The job search. It always seems coincide with the times when I'm really doubting my worth as a human being, and suddenly I need to update this slick-looking document with proactive verbs and examples of my own brilliance and efficiency. I've never lied on a resume, but I am sorely tempted to douse mine in a bath of acidic sarcasm every now and then: "Winged it for a year, managed to sound bright every now and then, was never found out." "Successfully disguised soul-crushing post-collegiate ennui while revamping vendor files."
So, I've compiled a list of jobs from local wants ads that I could do if I abandoned all sense of career continuity and instead embraced my appreciation for the absurd:
* Dating Agency Spokesmodel: they need someone to look regular and yet more attractive than average (which I could manage with professionally applied make-up and a soft-focus lens) to appear in commercials and spout off the advantages of hooking up online. I would also have to create a profile on the site, but I wouldn't be required to answer inquiries. The old bait & switch.
* Prisoner Transporter: I would need to drive a van to and from detention centers and be responsible for feeding the prisoners fast food en route whilst compiling receipts for food and gas. The ad doesn't say anything about what you're allowed to play on the van stereo, so I'd make a perplexing mix tape of my favorite Tupac songs interspersed with foreign children's folk songs and snippets of wacko conservative talk radio. My passengers would be the first to get shiv-happy upon arrival at their new destination.
* Tomato Quality Control Specialist: pretty self-explanatory. Pick out the moldy and deformed ones. I'd take this job as an opportunity to inspect the produce at friends' houses and deliver inappropriately long sermons on their poor decision making skills.
* Homeland Security Airport Screener: This one's just sad. Do you know how much they get paid? Almost nothing. No wonder they have no sense of humor.
* Human Billboard: you've seen these. The job pays remarkably well, seeing as how the only requirement is to stand on a street corner with a giant sign hung around your neck. I saw a girl in Florida do this every weekday for several months and the only difference is that the headphones she wore all day got flashier and flashier. If I had this job I might go topless under the sign. Or occasionally flip the sign over to the back where I would have written something universally inflammatory. Or just stand there bawling and see if anyone noticed.
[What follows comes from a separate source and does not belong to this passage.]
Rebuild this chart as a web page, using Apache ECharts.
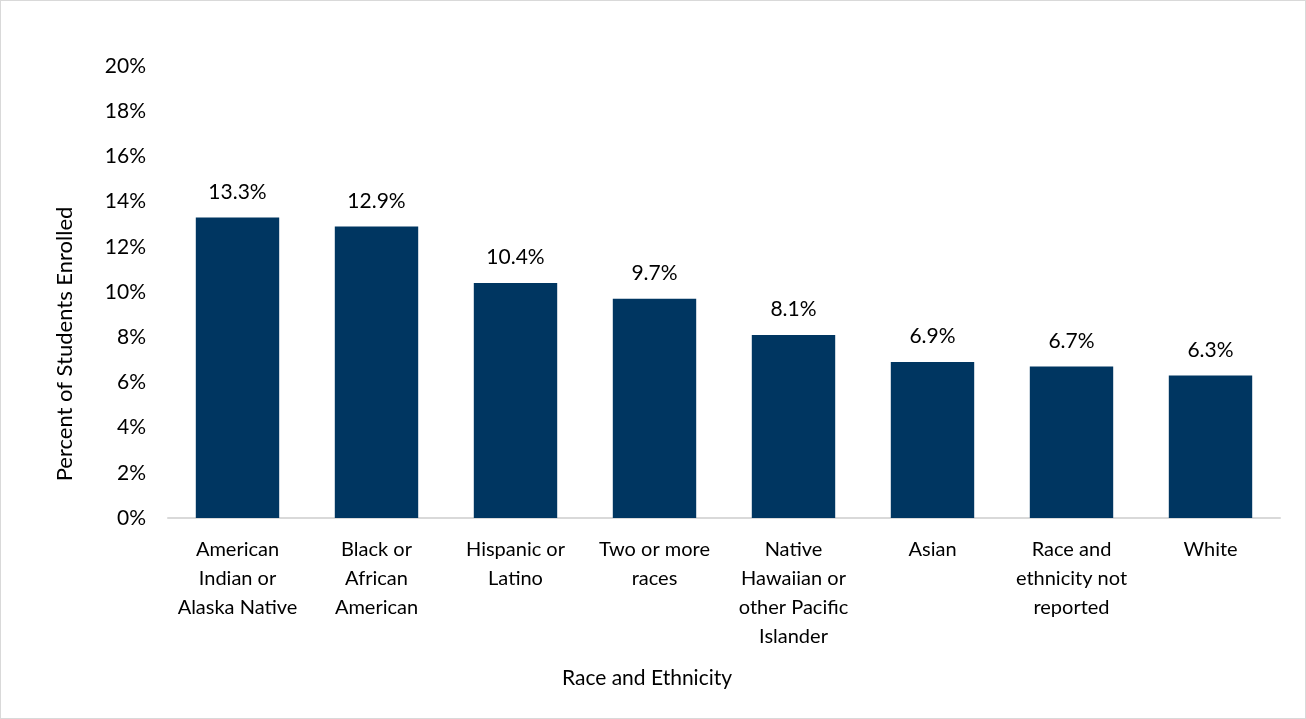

* OB Tech: Seriously. You need no nursing experience to do this, you just set up all the sterile baby-catching equipment, stay out of the way during the delivery, and then mop up afterwards. For sheer wow-factor this job beats out all the others. I bet you don't have to see that many births before you've got some pretty great stories, and then I could see in advance how battle-hardened OB nurses and doctors become just like any other profession when it comes to serving patients/customers, which is to say jaded and full of sanity-saving insulting jokes.
Actually, until I get a forklift driver's license and a back-up certification in dental hygiene, the job search might be kind of slow. Seems all the positions for neurotic word nerd smartasses are full up these days.